Sunday, September 09, 2007

News of the Week on Presidential Primaries

Can parties impose order on '08 calendar?

By Ariel Sabar
The Christian Science Monitor
4 September 2007

As states seek the limelight with earlier primaries, the national parties threaten harsh penalties.

The national political parties will face a moment of truth in coming weeks: Can they impose order on a primary calendar that has states leaping over one another to host the first presidential nominating contest?

The Democratic National Committee took its boldest step of the year late last month, threatening to strip Florida of all its delegates to the national convention unless the state pushes back its Jan. 29 primary date.

The Republican National Committee vowed last week to dock half the delegates of any state with a GOP primary before Feb. 5, a group expected to include Florida, Michigan, New Hampshire, South Carolina, and Wyoming.

But party organizations in many of those states remain defiant.
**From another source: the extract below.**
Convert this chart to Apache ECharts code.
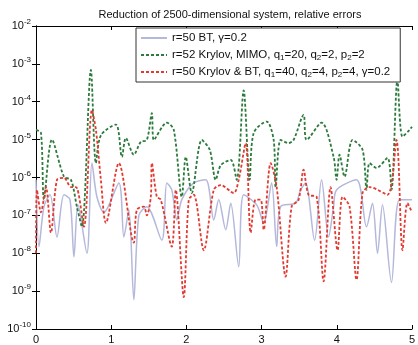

Some insist it's time for New Hampshire and Iowa to share the spotlight with other states, while others portray their early dates as a protest against a nominating system they see as broken.


Remember 1984
The year of the lengthy primary season we now long for
By Jeff Greenfield
7 September 2007

With the presidential nominating season now threatening to spill forward into early January—or Boxing Day—or Halloween—a lamentation is ringing through the land (or at least among the politically obsessed). It goes something like this: "Why can't a wide variety of states, small and large, have a genuine say in the nomination? Why can't the voters have the time they need to get a real sense of the candidates' strengths and weaknesses?"

Why not? For the answer, look to 1984—not Orwell's dystopian novel, but the Democratic nominating calendar of little more than 20 years ago. That year, Walter Mondale and Gary Hart battled for the chance to take on incumbent Ronald Reagan. And what now seems an impossibility—lots of states with real clout, lots of time for voters—was pretty much what happened. And while the process ended with the traditional gnashing of teeth and rending of garments that greets the end of every primary season, it seems a model compared to the truncated six-week campaigns of recent years and the real possibility of an even shorter season this time around.


Nominate a new primary system
Roanoke Times
Roanoke, Virginia
9 September 2007

The national political parties must repair a primary system that is sinking into chaos.

The primary system, quite plainly, is broken. Restoring order for the 2008 election is all but impossible. The national parties must look to creating a more reasonable primary system for 2012.

Proposals have been floated for reform, but the national parties have declined to fool much with the status quo.

One popular proposal, dubbed the American Plan, begins with contests in small-population states and grows progressively as the nominating process advances. The schedule consists of 10 multi-state primaries evenly spaced over 20 weeks.